Below, locate the line that contains "Rebuild this chart". Repeat exactly from that line to the line that contains "import matplotlib.transforms as mtransforms", inclusive, leaving out the pictures.
Start of PROVIDED ENTRIES
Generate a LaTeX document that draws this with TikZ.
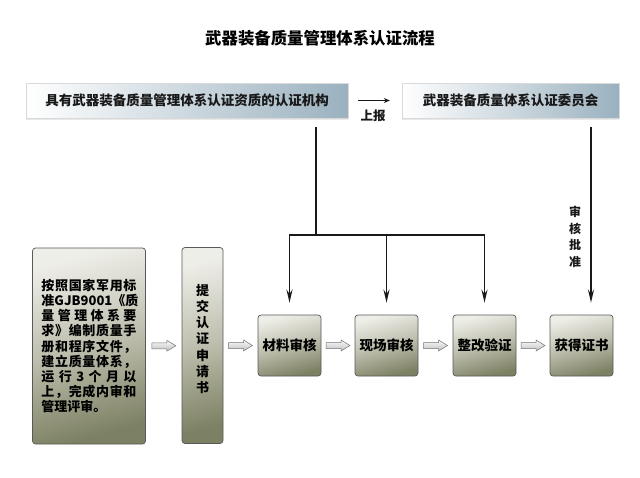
\documentclass[tikz,border=0pt]{standalone}
\usepackage{fontspec}
\setmainfont{Noto Sans CJK SC}
\usetikzlibrary{arrows.meta,calc,shadows}

\definecolor{steel}{HTML}{9AB1BF}
\definecolor{olivelight}{HTML}{EEEEE8}
\definecolor{olivemid}{HTML}{BDBEAD}
\definecolor{olivedark}{HTML}{7D8163}

\tikzset{
  topbox/.style={rectangle, left color=white, right color=steel, draw=gray!30, line width=0.4pt,
    minimum height=35pt, inner sep=0pt, font=\bfseries\fontsize{13.5}{16}\selectfont, text=black!90,
    drop shadow={opacity=0.18, shadow xshift=0pt, shadow yshift=-2pt}},
  stagebox/.style={rectangle, rounded corners=3pt, draw=black!65, line width=0.7pt,
    top color=olivelight, bottom color=olivedark, middle color=olivemid, shading angle=15, inner sep=0pt,
    font=\bfseries\fontsize{13.5}{15}\selectfont, text=black},
  fatpath/.style={draw=black!55, line width=0.5pt, top color=gray!3, bottom color=gray!50},
  conn/.style={line width=1.8pt, draw=black!90},
  arr/.style={conn, -{Stealth[length=13pt, width=6pt]}},
  lbl/.style={font=\bfseries\fontsize{12.5}{16.5}\selectfont, text=black!90, inner sep=0pt, align=center},
}
\newcommand\fatarrowat[1]{%
  \path[fatpath] ($(#1)+(-12,-3)$) -- ($(#1)+(3,-3)$) -- ($(#1)+(3,-5.5)$) -- ($(#1)+(12,0)$)
    -- ($(#1)+(3,5.5)$) -- ($(#1)+(3,3)$) -- ($(#1)+(-12,3)$) -- cycle;}

\begin{document}
\begin{tikzpicture}[x=1pt, y=-1pt]
\useasboundingbox[fill=white] (0,0) rectangle (640,477);

% title
\node[font=\bfseries\fontsize{16.4}{18}\selectfont, text=black] (title) at (320,38) {武器装备质量管理体系认证流程};

% top boxes
\node[topbox, minimum width=322pt] (topL) at (187,100.5) {具有武器装备质量管理体系认证资质的认证机构};
\node[topbox, minimum width=217pt] (topR) at (510.5,100.5) {武器装备质量体系认证委员会};

\draw[conn, line width=1.5pt, -{Stealth[length=6pt, width=5pt]}, shorten <=10pt, shorten >=12pt] (topL) -- (topR);
\node[lbl] (up) at (373,116) {上报};

% left boxes
\node[stagebox, minimum width=113pt, minimum height=196pt, font=\bfseries\fontsize{13}{15}\selectfont] (L) at (89,346) {%
  \vbox{\baselineskip=15.2pt
  \hbox to 95pt{按\hfill 照\hfill 国\hfill 家\hfill 军\hfill 用\hfill 标}
  \hbox to 95pt{准GJB9001\hfill 《质}
  \hbox to 95pt{量\hfill 管\hfill 理\hfill 体\hfill 系\hfill 要}
  \hbox to 95pt{求\hfill 》\hfill 编\hfill 制\hfill 质\hfill 量\hfill 手}
  \hbox to 95pt{册\hfill 和\hfill 程\hfill 序\hfill 文\hfill 件\hfill ，}
  \hbox to 95pt{建\hfill 立\hfill 质\hfill 量\hfill 体\hfill 系\hfill ，}
  \hbox to 95pt{运\hfill 行\hfill 3\hfill 个\hfill 月\hfill 以}
  \hbox to 95pt{上\hfill ，\hfill 完\hfill 成\hfill 内\hfill 审\hfill 和}
  \hbox to 95pt{管理评审。\hfill}}};
\node[stagebox, minimum width=41pt, minimum height=196pt] (S) at (202.5,345.5) {};
\node[lbl, font=\bfseries\fontsize{13}{16.2}\selectfont, text=black] (Stext) at (202.5,339) {提\\交\\认\\证\\申\\请\\书};

% stage boxes
\node[stagebox, minimum width=63pt, minimum height=61pt] (b1) at (289.5,345.5) {材料审核};
\node[stagebox, minimum width=63pt, minimum height=61pt] (b2) at (386.5,345.5) {现场审核};
\node[stagebox, minimum width=63pt, minimum height=61pt] (b3) at (484.5,345.5) {整改验证};
\node[stagebox, minimum width=63pt, minimum height=61pt] (b4) at (581.5,345.5) {获得证书};

% fat arrows between the stages
\coordinate (f1) at ($(L.east)!0.5!(S.west)$);
\coordinate (f2) at ($(S.east)!0.5!(b1.west)$);
\coordinate (f3) at ($(b1.east)!0.5!(b2.west)$);
\coordinate (f4) at ($(b2.east)!0.5!(b3.west)$);
\coordinate (f5) at ($(b3.east)!0.5!(b4.west)$);
\fatarrowat{f1}
\fatarrowat{f2}
\fatarrowat{f3}
\fatarrowat{f4}
\fatarrowat{f5}

% connectors from the certification body
\coordinate (j) at (316,235);
\draw[conn, shorten <=9pt] (topL.south -| j) -- (j);
\draw[conn, line cap=rect] (j -| b1) -- (j -| b3);
\draw[arr, shorten >=12pt] (j -| b1) -- (b1.north);
\draw[arr, shorten >=12pt] (j -| b2) -- (b2.north);
\draw[arr, shorten >=12pt] (j -| b3) -- (b3.north);

% approval line
\coordinate (k) at (591,235);
\draw[arr, shorten <=9pt, shorten >=12pt] (topR.south -| k) -- (b4.north -| k);
\node[lbl, font=\bfseries\fontsize{12}{16.5}\selectfont] (appr) at (575,237) {审\\核\\批\\准};

\end{tikzpicture}
\end{document}
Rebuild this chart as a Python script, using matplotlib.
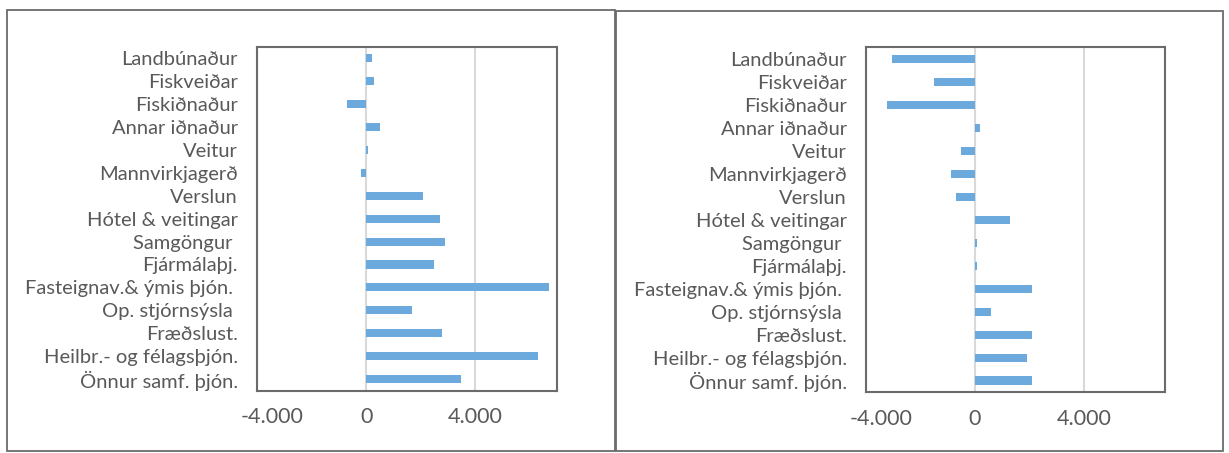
import matplotlib
matplotlib.use("Agg")
import matplotlib.pyplot as plt
from matplotlib.patches import Rectangle
import matplotlib.transforms as mtransforms

categories = ["Landbúnaður", "Fiskveiðar", "Fiskiðnaður", "Annar iðnaður", "Veitur",
              "Mannvirkjagerð", "Verslun", "Hótel & veitingar", "Samgöngur ",
              "Fjármálaþj.", "Fasteignav.& ýmis þjón. ", "Op. stjórnsýsla ",
              "Fræðslust.", "Heilbr.- og félagsþjón.", "Önnur samf. þjón."]
left_values = [200, 300, -700, 500, 50, -200, 2100, 2700, 2900, 2500, 6700, 1700, 2800, 6300, 3500]
right_values = [-3050, -1500, -3250, 200, -500, -900, -700, 1300, 80, 80, 2100, 600, 2100, 1900, 2100]
x_ticks = [-4000, 0, 4000]
x_tick_labels = ["-4.000", "0", "4.000"]

BAR = "#6CA9DC"
TXT = "#595959"
FONT = ["Lato", "DejaVu Sans"]

W, H = 1229, 453
fig = plt.figure(figsize=(W / 100, H / 100), dpi=100)

# panel borders
for (x0, y0, x1, y1) in [(7, 10, 615, 451), (616, 11, 1223, 451)]:
    fig.patches.append(Rectangle((x0 / W, 1 - y1 / H), (x1 - x0) / W, (y1 - y0) / H,
                                 transform=fig.transFigure, fill=False,
                                 edgecolor="#6b6b6b", linewidth=1.3))

def panel(rect, values):
    ax = fig.add_axes(rect)
    y = list(range(len(categories)))
    ax.barh(y, values, height=0.35, color=BAR, zorder=3)
    ax.set_xlim(-4000, 7000)
    ax.set_ylim(len(categories) - 0.5, -0.5)
    ax.set_yticks(y)
    ax.set_yticklabels(categories, fontsize=14.5, color=TXT, family=FONT)
    ax.set_xticks(x_ticks)
    ax.set_xticklabels(x_tick_labels, fontsize=15.5, color=TXT, family=FONT)
    ax.tick_params(axis="y", length=0, pad=14)
    ax.tick_params(axis="x", length=0, pad=12)
    ax.grid(axis="x", color="#d9d9d9", linewidth=1.5, zorder=0)
    for s in ax.spines.values():
        s.set_color("#6b6b6b")
        s.set_linewidth(1.5)
    lbl = ax.get_xticklabels()[0]
    lbl.set_transform(lbl.get_transform() + mtransforms.ScaledTranslation(15 / 100, 0, fig.dpi_scale_trans))
    return ax

panel([257.3 / W, 1 - 390.7 / H, (556.7 - 257.3) / W, (390.7 - 46.5) / H], left_values)
panel([866.3 / W, 1 - 392 / H, (1165.3 - 866.3) / W, (392 - 47.3) / H], right_values)

fig.savefig("out.png", dpi=100)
End of PROVIDED ENTRIES
- RESULT
Rebuild this chart as a Python script, using matplotlib.
import matplotlib
matplotlib.use("Agg")
import matplotlib.pyplot as plt
from matplotlib.patches import Rectangle
import matplotlib.transforms as mtransforms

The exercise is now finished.